*Data for processing*
=-=-=-=-=
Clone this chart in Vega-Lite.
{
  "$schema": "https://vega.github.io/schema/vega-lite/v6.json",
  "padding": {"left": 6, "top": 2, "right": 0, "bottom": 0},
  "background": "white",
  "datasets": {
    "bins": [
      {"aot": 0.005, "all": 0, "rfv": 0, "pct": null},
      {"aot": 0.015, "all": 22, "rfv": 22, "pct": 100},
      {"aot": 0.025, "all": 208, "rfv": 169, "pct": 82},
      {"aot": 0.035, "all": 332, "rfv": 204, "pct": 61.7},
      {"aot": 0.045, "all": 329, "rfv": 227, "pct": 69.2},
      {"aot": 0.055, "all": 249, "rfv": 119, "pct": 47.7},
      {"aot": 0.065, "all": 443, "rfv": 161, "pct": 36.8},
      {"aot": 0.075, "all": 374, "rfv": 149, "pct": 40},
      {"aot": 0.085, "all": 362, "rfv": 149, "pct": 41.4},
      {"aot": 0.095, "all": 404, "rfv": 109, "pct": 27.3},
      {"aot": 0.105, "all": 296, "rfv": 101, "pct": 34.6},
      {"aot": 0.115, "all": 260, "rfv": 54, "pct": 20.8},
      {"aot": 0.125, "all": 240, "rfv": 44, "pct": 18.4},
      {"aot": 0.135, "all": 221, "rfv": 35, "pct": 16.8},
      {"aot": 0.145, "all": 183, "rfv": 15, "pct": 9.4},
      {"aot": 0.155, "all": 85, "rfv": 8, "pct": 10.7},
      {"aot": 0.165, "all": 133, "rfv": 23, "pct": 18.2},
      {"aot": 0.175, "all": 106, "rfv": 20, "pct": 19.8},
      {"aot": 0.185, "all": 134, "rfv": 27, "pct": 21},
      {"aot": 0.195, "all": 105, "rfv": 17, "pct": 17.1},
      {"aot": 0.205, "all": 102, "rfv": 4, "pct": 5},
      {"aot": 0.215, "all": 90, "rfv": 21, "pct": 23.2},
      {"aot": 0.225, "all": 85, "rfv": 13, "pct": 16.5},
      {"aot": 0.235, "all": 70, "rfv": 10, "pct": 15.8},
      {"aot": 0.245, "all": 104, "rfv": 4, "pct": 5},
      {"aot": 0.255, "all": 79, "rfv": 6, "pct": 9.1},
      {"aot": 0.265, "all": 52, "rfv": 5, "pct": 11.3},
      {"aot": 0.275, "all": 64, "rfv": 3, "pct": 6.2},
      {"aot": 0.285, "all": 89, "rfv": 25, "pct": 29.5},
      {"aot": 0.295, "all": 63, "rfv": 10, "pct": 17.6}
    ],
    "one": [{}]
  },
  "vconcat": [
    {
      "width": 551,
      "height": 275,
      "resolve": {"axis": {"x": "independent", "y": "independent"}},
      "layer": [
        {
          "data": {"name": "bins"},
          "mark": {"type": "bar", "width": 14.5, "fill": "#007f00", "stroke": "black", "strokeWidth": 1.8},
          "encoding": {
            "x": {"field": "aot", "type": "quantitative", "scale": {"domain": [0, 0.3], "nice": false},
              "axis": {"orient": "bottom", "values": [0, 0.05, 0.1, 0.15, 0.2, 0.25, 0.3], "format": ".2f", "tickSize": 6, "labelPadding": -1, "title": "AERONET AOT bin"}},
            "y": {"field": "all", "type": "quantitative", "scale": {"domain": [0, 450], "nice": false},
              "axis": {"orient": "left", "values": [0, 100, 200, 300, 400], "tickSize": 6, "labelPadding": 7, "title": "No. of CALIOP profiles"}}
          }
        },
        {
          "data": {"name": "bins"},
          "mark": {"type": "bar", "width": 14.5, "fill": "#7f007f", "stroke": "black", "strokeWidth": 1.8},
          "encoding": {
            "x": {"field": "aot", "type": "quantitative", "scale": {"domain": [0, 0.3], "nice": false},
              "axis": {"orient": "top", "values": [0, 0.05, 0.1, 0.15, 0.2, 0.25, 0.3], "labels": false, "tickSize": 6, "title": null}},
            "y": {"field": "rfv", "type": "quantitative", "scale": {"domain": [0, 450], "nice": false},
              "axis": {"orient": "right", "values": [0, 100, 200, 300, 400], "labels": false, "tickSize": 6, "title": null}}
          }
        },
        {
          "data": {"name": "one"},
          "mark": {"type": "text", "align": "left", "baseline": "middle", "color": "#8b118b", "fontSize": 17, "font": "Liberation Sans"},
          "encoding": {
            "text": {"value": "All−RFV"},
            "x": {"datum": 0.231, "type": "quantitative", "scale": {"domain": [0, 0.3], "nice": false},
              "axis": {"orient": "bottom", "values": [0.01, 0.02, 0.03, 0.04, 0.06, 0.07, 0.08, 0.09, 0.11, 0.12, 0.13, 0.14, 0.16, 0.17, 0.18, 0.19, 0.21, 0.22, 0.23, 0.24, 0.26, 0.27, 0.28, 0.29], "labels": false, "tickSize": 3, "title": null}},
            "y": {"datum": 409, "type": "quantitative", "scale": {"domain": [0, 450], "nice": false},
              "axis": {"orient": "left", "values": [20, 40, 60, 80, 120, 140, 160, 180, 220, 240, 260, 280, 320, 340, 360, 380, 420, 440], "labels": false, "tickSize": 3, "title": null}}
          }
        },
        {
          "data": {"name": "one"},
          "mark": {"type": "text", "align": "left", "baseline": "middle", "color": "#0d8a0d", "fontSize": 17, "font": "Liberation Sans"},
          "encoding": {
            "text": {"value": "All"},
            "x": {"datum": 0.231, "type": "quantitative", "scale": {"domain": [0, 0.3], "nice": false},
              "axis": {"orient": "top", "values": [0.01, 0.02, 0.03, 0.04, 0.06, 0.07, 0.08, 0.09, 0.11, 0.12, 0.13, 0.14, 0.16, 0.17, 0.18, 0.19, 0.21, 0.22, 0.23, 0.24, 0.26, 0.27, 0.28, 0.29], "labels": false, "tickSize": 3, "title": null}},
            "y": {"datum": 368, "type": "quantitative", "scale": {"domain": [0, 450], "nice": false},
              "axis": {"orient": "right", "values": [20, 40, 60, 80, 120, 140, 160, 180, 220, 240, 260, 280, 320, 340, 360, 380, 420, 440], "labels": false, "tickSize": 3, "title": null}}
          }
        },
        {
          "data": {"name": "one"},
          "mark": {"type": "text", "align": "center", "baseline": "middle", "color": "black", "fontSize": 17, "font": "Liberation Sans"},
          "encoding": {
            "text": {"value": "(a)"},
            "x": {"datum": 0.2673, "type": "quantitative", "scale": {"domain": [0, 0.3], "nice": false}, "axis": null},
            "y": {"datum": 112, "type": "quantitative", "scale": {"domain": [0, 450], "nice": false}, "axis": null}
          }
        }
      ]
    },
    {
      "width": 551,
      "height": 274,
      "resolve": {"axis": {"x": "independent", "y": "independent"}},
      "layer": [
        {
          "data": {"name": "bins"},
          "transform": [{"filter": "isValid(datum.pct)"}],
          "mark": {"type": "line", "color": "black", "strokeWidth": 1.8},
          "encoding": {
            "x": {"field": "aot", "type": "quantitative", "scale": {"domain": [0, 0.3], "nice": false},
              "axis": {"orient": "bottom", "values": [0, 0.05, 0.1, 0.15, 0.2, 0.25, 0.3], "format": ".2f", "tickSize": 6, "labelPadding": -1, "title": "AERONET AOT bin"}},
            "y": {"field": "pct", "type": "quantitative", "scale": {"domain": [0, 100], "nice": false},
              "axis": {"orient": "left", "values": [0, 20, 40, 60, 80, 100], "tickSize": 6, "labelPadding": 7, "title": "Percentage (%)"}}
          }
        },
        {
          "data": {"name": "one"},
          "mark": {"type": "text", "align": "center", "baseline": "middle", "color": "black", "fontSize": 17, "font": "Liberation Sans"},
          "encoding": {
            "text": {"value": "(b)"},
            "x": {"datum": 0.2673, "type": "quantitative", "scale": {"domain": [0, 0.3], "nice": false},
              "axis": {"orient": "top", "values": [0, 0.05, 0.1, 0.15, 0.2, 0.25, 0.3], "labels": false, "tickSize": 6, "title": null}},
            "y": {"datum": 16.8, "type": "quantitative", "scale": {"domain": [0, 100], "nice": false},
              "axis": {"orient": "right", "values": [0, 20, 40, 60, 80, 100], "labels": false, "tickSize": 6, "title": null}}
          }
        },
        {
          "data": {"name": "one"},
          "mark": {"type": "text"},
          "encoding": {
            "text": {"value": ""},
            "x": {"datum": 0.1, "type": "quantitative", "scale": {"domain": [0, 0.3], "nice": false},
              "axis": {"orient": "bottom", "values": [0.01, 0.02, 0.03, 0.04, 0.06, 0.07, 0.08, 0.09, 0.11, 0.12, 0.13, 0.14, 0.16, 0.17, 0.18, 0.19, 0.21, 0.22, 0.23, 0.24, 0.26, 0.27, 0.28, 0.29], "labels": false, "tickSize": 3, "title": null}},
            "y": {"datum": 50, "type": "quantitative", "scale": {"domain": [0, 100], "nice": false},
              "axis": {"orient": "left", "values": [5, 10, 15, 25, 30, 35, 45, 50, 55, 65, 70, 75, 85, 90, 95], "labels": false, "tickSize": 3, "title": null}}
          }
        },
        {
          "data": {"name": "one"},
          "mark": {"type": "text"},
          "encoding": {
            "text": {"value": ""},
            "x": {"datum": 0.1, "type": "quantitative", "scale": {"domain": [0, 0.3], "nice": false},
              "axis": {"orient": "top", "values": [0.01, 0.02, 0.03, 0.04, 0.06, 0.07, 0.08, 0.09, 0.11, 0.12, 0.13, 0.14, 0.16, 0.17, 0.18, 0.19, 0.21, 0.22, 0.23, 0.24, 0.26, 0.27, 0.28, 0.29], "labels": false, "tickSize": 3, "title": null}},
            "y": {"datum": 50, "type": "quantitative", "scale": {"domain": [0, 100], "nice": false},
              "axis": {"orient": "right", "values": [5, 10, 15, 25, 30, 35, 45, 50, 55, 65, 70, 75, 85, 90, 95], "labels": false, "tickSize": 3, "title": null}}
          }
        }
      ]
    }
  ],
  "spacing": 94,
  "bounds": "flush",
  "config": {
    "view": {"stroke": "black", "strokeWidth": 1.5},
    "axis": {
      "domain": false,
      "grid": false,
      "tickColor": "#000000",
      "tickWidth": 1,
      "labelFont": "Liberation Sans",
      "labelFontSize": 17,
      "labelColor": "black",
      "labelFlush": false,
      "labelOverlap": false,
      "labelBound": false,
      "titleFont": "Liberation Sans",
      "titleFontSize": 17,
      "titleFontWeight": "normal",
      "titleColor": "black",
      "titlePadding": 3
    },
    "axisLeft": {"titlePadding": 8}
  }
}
=-=-=-=-=
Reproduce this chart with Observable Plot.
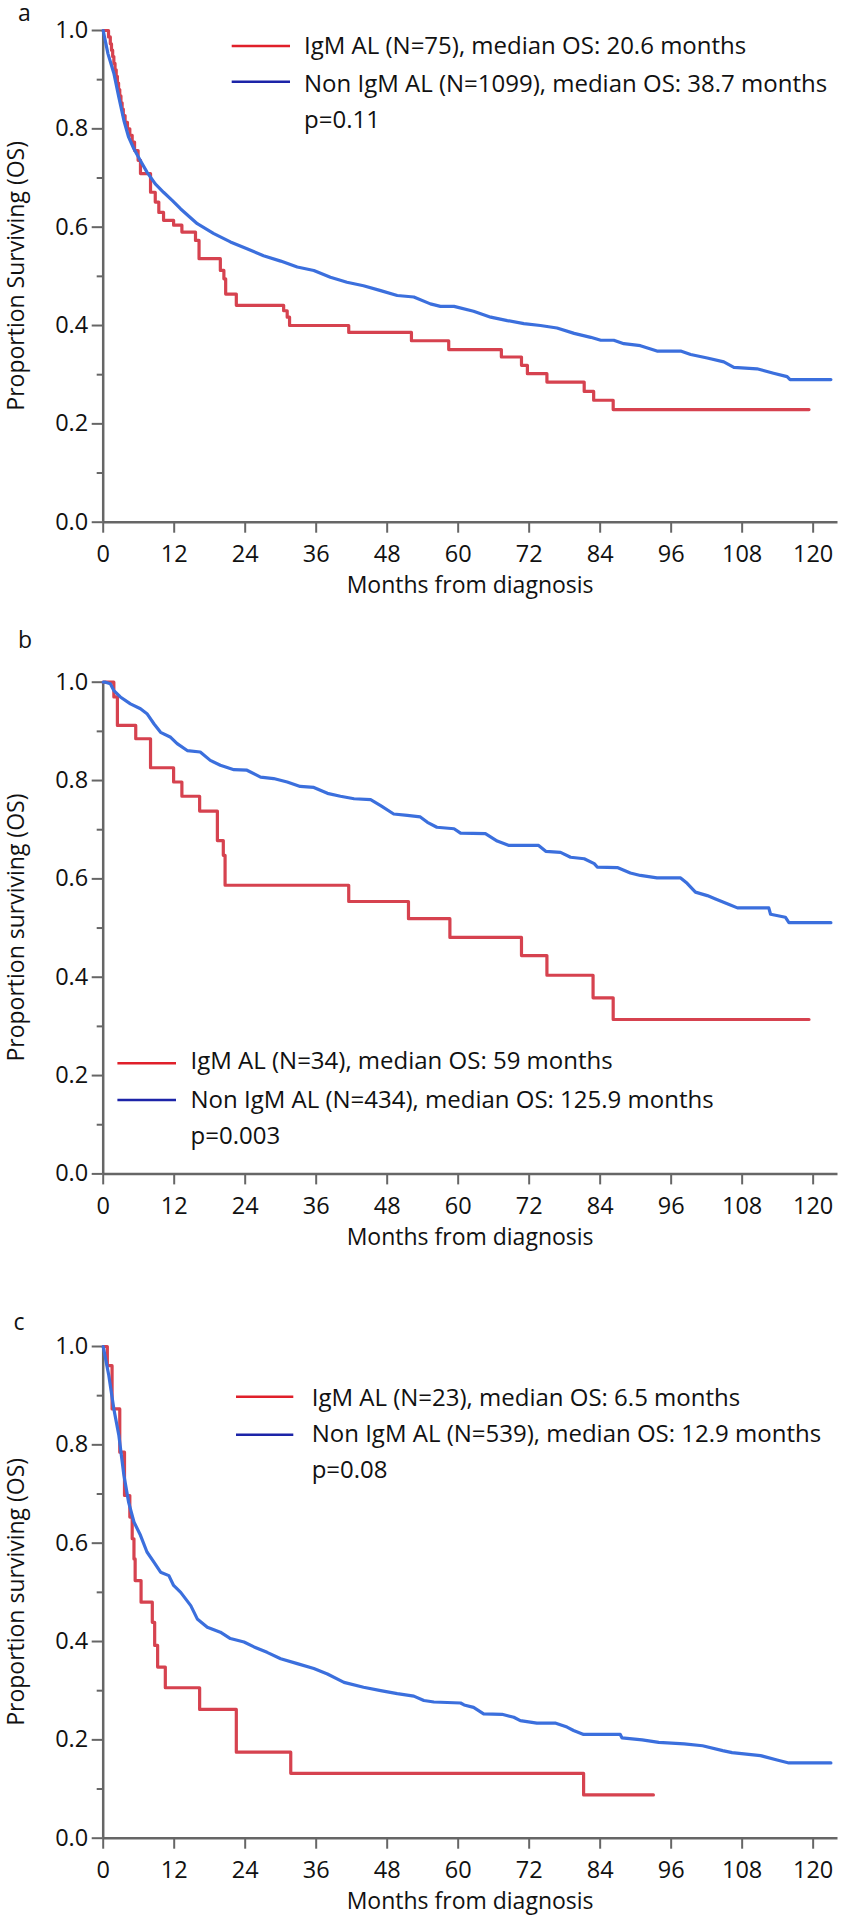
=-=-=-=-=
*Written task*
Pick out lines containing the word "this", each one as written.

*Final result*
Clone this chart in Vega-Lite.
Reproduce this chart with Observable Plot.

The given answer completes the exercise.